**** DATA SHOWN

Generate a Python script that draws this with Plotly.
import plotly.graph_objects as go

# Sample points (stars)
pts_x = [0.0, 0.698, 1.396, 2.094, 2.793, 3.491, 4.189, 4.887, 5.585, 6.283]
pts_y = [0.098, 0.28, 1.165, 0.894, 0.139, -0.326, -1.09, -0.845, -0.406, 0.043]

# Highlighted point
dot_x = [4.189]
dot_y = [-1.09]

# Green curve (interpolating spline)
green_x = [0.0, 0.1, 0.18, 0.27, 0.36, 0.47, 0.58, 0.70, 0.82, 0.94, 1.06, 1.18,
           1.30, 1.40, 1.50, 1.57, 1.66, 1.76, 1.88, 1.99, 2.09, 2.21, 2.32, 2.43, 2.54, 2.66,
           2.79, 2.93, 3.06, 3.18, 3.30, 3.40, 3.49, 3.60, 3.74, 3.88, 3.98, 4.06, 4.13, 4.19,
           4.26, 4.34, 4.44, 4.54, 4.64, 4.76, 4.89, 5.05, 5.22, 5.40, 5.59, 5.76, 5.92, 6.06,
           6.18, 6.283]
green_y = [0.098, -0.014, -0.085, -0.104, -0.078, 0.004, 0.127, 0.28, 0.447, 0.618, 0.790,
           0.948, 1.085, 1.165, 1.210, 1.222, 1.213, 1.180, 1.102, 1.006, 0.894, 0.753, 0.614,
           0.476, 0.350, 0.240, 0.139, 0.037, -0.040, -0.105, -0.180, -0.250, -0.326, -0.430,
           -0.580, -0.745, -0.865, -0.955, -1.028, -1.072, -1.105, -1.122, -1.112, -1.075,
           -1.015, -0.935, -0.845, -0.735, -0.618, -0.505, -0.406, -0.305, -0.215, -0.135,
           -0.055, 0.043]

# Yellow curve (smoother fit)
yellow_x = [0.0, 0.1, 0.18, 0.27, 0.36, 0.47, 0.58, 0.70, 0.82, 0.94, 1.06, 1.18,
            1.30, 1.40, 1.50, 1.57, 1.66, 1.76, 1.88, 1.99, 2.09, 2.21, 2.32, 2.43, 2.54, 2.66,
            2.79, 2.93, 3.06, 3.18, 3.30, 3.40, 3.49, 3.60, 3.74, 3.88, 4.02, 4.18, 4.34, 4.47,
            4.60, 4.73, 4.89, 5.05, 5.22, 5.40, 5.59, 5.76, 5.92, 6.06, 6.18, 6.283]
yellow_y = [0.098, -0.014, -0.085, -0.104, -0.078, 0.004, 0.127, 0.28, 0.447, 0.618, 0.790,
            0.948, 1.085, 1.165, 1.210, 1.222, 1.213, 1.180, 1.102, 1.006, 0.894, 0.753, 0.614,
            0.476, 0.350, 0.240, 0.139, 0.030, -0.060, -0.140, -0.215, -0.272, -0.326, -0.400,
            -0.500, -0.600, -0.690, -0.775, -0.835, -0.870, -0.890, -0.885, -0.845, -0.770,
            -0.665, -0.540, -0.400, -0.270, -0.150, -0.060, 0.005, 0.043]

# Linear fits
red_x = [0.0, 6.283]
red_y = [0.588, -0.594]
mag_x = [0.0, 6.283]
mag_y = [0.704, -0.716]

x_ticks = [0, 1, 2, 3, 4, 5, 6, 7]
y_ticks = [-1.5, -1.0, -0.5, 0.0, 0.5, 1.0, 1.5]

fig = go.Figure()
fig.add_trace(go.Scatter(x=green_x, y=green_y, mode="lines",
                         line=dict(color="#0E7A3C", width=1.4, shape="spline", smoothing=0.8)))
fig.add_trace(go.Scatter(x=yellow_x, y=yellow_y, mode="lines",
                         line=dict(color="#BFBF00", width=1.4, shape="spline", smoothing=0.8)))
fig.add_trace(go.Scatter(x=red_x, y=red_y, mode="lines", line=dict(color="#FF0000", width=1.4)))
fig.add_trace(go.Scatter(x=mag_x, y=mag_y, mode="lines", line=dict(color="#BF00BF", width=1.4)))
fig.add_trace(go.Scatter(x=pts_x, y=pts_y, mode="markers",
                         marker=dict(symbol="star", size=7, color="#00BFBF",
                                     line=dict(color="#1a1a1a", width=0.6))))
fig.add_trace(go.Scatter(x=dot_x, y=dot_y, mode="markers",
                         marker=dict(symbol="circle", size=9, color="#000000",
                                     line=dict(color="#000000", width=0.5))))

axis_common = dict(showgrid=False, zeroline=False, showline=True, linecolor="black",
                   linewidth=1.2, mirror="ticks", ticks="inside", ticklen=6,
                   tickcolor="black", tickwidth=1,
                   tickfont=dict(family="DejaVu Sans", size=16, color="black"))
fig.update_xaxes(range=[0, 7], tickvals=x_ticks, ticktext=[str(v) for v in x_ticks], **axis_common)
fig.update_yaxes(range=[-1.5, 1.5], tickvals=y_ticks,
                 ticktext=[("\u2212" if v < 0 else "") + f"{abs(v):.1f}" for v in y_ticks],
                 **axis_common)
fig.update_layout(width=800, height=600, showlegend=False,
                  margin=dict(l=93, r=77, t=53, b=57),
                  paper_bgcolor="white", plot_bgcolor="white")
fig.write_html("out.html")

********

DIRECTION: Reprint the data above from the opening line to the line holding "-0.055, 0.043]", inclusive, and nothing else.

WRITTEN ANSWER:
Generate a Python script that draws this with Plotly.
import plotly.graph_objects as go

# Sample points (stars)
pts_x = [0.0, 0.698, 1.396, 2.094, 2.793, 3.491, 4.189, 4.887, 5.585, 6.283]
pts_y = [0.098, 0.28, 1.165, 0.894, 0.139, -0.326, -1.09, -0.845, -0.406, 0.043]

# Highlighted point
dot_x = [4.189]
dot_y = [-1.09]

# Green curve (interpolating spline)
green_x = [0.0, 0.1, 0.18, 0.27, 0.36, 0.47, 0.58, 0.70, 0.82, 0.94, 1.06, 1.18,
           1.30, 1.40, 1.50, 1.57, 1.66, 1.76, 1.88, 1.99, 2.09, 2.21, 2.32, 2.43, 2.54, 2.66,
           2.79, 2.93, 3.06, 3.18, 3.30, 3.40, 3.49, 3.60, 3.74, 3.88, 3.98, 4.06, 4.13, 4.19,
           4.26, 4.34, 4.44, 4.54, 4.64, 4.76, 4.89, 5.05, 5.22, 5.40, 5.59, 5.76, 5.92, 6.06,
           6.18, 6.283]
green_y = [0.098, -0.014, -0.085, -0.104, -0.078, 0.004, 0.127, 0.28, 0.447, 0.618, 0.790,
           0.948, 1.085, 1.165, 1.210, 1.222, 1.213, 1.180, 1.102, 1.006, 0.894, 0.753, 0.614,
           0.476, 0.350, 0.240, 0.139, 0.037, -0.040, -0.105, -0.180, -0.250, -0.326, -0.430,
           -0.580, -0.745, -0.865, -0.955, -1.028, -1.072, -1.105, -1.122, -1.112, -1.075,
           -1.015, -0.935, -0.845, -0.735, -0.618, -0.505, -0.406, -0.305, -0.215, -0.135,
           -0.055, 0.043]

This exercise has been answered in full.